Monday, December 24, 2012

Status Quo Antebellum

In the last year I've tried unsuccessfully to read two long, landmark books on Reconstruction, A Nation Under Our Feet and Race and Reunion, prompted by a short, almost young-adult level novel called Where The Southern Cross The Dog and some thoughtful blogging by Ta-Nehisi Coates.



The novel is a pretty basic crime story, written from the point of view of a white boy and a black girl who solve a murder and uncover a conspiracy by a Nazi spy in the days just before WWII.  The story is set in Mississippi in the heart of the Delta, in the Mississippi Delta of Clarksdale, Helena, East Monroe, Parchman Farm, Stovall Plantation - the literal crossroads where the American people made a deal with the devil and got perhaps the most powerful culture in the history of the world in exchange for a legacy of slavery that makes Hegel's musings look just retarded.

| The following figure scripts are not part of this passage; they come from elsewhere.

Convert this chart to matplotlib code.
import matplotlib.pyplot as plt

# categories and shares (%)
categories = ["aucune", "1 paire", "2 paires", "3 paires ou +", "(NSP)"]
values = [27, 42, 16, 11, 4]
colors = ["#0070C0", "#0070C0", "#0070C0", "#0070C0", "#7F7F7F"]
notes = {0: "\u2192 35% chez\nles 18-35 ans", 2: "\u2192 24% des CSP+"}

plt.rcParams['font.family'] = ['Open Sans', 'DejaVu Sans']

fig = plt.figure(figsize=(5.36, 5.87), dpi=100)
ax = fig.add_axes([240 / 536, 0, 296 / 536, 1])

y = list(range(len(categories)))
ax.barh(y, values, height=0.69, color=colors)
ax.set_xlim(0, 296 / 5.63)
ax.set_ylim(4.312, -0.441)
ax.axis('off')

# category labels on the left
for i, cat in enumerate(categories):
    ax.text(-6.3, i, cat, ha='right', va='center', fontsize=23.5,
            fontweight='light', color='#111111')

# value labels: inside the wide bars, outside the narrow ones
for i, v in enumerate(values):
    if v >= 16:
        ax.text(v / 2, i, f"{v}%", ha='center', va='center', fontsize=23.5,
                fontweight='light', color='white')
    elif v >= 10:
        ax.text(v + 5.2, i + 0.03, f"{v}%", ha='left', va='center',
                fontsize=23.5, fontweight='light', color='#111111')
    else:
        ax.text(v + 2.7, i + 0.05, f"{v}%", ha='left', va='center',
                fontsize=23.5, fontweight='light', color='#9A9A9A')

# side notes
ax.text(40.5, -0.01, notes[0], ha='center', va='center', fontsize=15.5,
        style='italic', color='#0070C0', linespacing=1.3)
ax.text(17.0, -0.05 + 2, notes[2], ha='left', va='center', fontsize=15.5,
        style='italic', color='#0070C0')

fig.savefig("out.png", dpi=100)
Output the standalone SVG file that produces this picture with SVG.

What struck me about the book, which would make good reading for my 10-year-old. was the author's casual explication of the basic violence of the Jim Crow South.  He doesn't exaggerate, and he doesn't play for sympathy; he's just describing, based on what the rules were and how they were interpreted what its like to live in an apartheid system.  And effectively, as we know, the Jim Crow laws governed all interracial behavior, and those laws were enforced by death squads both formally organized in men's civic groups (i.e. the KKK) and informally whenever enough drunk guys got mad and decided they needed to blow off some steam by say raping someone, or murdering them, or torturing them to death.

The African-American people in the novel keep to themselves as best they can and are suspicious of unofficial contact with whites, and the reason, we're given to understand, is because any contact with a white person not acting in an official capacity can be fatal (for the men; for the women, fatal or entail sexual assault), at the whim of the white person.  Again: this isn't an exaggeration, and I was reminded as recently as this morning that the terror and distrust African-Americans have for white society is a very real and present thing - "The officer decided the teens were suspicious and got out of his car to talk to them. Brosnan declined to say what was suspicious about the boys."

The novel I succeeded in finishing.  Coates I read regularly.  But the other two books - and a third, which I added months after I started this post, American Slavery, American Freedom, tells the true story of the first American Thanksgiving - I can't finish. 

Its not that the books aren't compelling, or well-written.  Its not even that I don't feel a certain obligation to read them, and I suppose at some point I'll return to them, the way I typically do with other books that are difficult - it took me three tries to finish Gravity's Rainbow, and I've since read that more than a couple of times. 

No, the problem is me.  (There's a lot of I in this post, which is atypical of my writing.)  I can't finish these books because I know the ending, and the redemption doesn't happen, there is no resolve from the discordant IV chord to the satisfying V.  These books, which track the history of the people brought to this continent as slaves, have a happy ending about half-way through.  Even the last one, American Slavery, American Freedom, which is ostensibly about the early development of the notion of slavery in the US, has a happy ending half-way through.  What they don't have is a genuine happy ending.  In the first two I mentioned the Civil War frees these people who were enslaved, and then these very same people exchange de jure for de facto, and while things get better, little by little, it turns out that the Civil War didn't do much and more than another century was necessary, much more.  In the latter book the Revolutionary War plays the same role: proof that hope and blood aren't enough to change all the minds that need to be changed, and that really all you can do is wait for the old regime to die.